The shrinking hole is a powerful reminder that multinational cooperation can solve big environmental ills.
From shrinking sea ice to deadly air pollution, it seems there's never a shortage of bad news about the environment. But now comes some very good news — in the form of satellite data showing that the worrisome ozone hole in the atmosphere over Antarctica is slowly healing.
The data, from NASA's Earth-orbiting Aura satellite, indicate that depletion of the protective ozone layer over Antarctica was about 20 percent lower during the 2016 Antarctic winter (early July to mid-September) than during the same period in 2005.
Experts say the mending of the hole is attributable to series of international regulations on chlorofluorocarbons (CFCs) — the manmade chemicals known to promote the breakdown of ozone molecules (O3) — that were adopted beginning in 1987. CFCs were once found in aerosol sprays, refrigerants, solvents, and other products.
"We may have turned the corner on O3 depletion," Dr. Susan Strahan, an atmospheric scientist at NASA's Goddard Space Flight Center in Greenbelt, Maryland, and the lead author of a paper about the satellite data, told MACH in an email. "But it's important that all the nations of the world continue to abide by the Montreal Protocol (and its amendments) that ban CFC production."

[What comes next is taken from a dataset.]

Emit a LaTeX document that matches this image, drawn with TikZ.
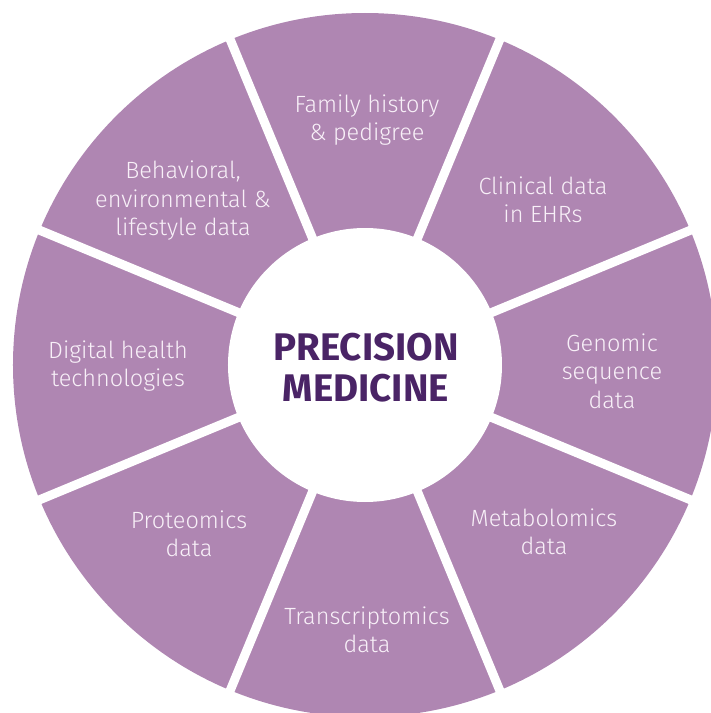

Strahan said the recovery would continue at a slow pace because CFCs are long-lived molecules that persist in the atmosphere for decades. "We hope to see the O3 hole gone between 2060 and 2080," she added.
Experts say any rise in atmospheric ozone levels brings major benefits. Ozone blocks ultraviolet radiation from the sun, which can cause health problems ranging from cataracts and other eye problems to premature skin aging and potentially fatal skin cancers. The Skin Cancer Foundation calls ozone depletion "a serious health threat."
"There's also some evidence that increased solar UV radiation can adversely affect crop yields, with consequent effects to the food chain," Dr. David Rowley, a senior lecturer in physical chemistry at University College London and a noted expert on atmospheric chemistry, told MACH in an email.
But the best thing about the mending of the ozone hole may be that it serves as a reminder that international efforts to protect the environment can pay off in a big way.
Last November, on the 25th anniversary of the "World Scientists' Warning to Humanity," more than 15,000 scientists from 184 countries issued a "Second Notice" to encourage the world community to take urgent action against climate change and other environmental problems. As Newsweek reported, the scientists pointed to previous research suggesting that the ozone hole was shrinking and noted that "the rapid global decline in ozone-depleting substances shows that we can make positive change when we act decisively."
In the midst of the new satellite data, Strahan offered enthusiastic support for that conclusion. "Science and policy CAN work together to solve global problems," she told MACH. "I think people need to know this so they won't be discouraged about solving climate change."
The paper was published Jan. 4 in the journal Geophysical Research Letters.